それでは技術面を含め、名実共に世界トップを誇るわが国の自動車業界の動きはどうなっているのでしょうか。筆者から見ると、トップ企業のトヨタを初めとして明快なメッセージは全くありません。それはともかく、日本の自動車業界がこの20年ほどでなし遂げたことを列記してみます。

【3】日本の自動車業界が成し遂げたこと
トヨタ初のハイブリッド車「プリウス」は1997年にデビュー後、またたく間に世界的な普及を遂げ大きな燃費改善に貢献しました。その後もプラグインハイブリッド車(PHV)などのバリエーションも充実し世界的に確固たる地位を築きました。国内と海外いずれにおいてもライバルの存在を許さない業績を続けています。
トヨタは、ハイブリッドの他にも水素を燃料とする燃料電池式電気自動車(FCV)も開発し、2014年に市販車を発売しています。また、トヨタはFCVの基幹システムを中国で現地生産すると発表(2021年3月)合弁会社を設立するそうです。

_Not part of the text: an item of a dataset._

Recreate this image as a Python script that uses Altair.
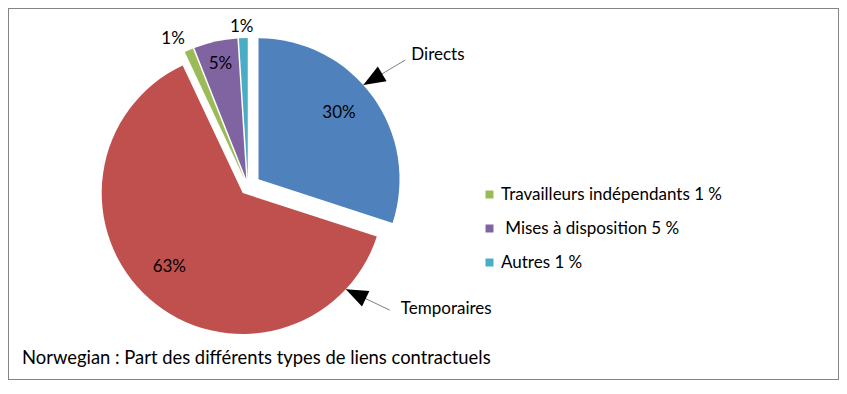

自動車業界の代表としてトヨタのことを書きました。トヨタ以外の各社にもそれぞれの「偉業」があります。そもそもわが国の特長は多様性です。自動車各社でそれぞれの方針があるのは理解できますが、多様性とは悪く言うとバラバラでまとまりが無いことでもあります。業界として、基本的なところでは共通の方針をもつといったことができないと、世界の競合に打ち勝つことはできないと危惧します。前提として世界の潮流についての理解はあるのだろうかと疑問がわきます。世界の潮流はEVへの転換であり、日本の方針はそれにぴったり合わせることです。

【4】世界の潮流に合わせる
地球環境問題を解決する方向として、自動車に化石燃料を使うことはもはやありえないことです。暫定期間に限り化石燃料を使う案は日本にはとくに許されず、単なるわがままとしか受けとられません。自動車の全般において最も優位にある日本は、世界の競合する国々から好意的な目線は全く期待できません。
日本は世界の潮流にぴったり合わせることが基本方針となります。そのうえで「すべてがEVに転換する」ことを前提にして、早急に目前の課題に取り組むことが必要になります。

1.EVの基本的な課題
電池の性能向上とコストダウン、電池のリサイクルと廃棄の問題解決

2.EV自動運転の課題
従来の自動車メーカーとして手がけてこなかった課題

3.電力インフラの課題
国家的課題ですから政策と連動します。原油、天然ガス、石炭などエネルギー資源のほとんどを海外からの輸入に頼るわが国は、太陽光発電の活用に有利な面が多いと思われます。

現代社会は化石燃料とそれを使う内燃機関の組み合わせを前提としてそれにフィットするようになっています。しかし、その前提をやめることが至上命令になっています。さまざまな不具合があるからといって避けることはできません。過去の「偉業」の数々に囚われることを直ちにやめて課題に取り組まないと世界の潮流に乗れなくなります。稼ぎ頭の自動車産業がエレクトロニクス業界のように崩壊する危機が目前にあります。

世界の潮流は急速に動いています。繰り返しになりますが、環境、技術、ビジネスすべての面で迅速な対応が必要になっています。過去の偉業にこだわっている時間はありません。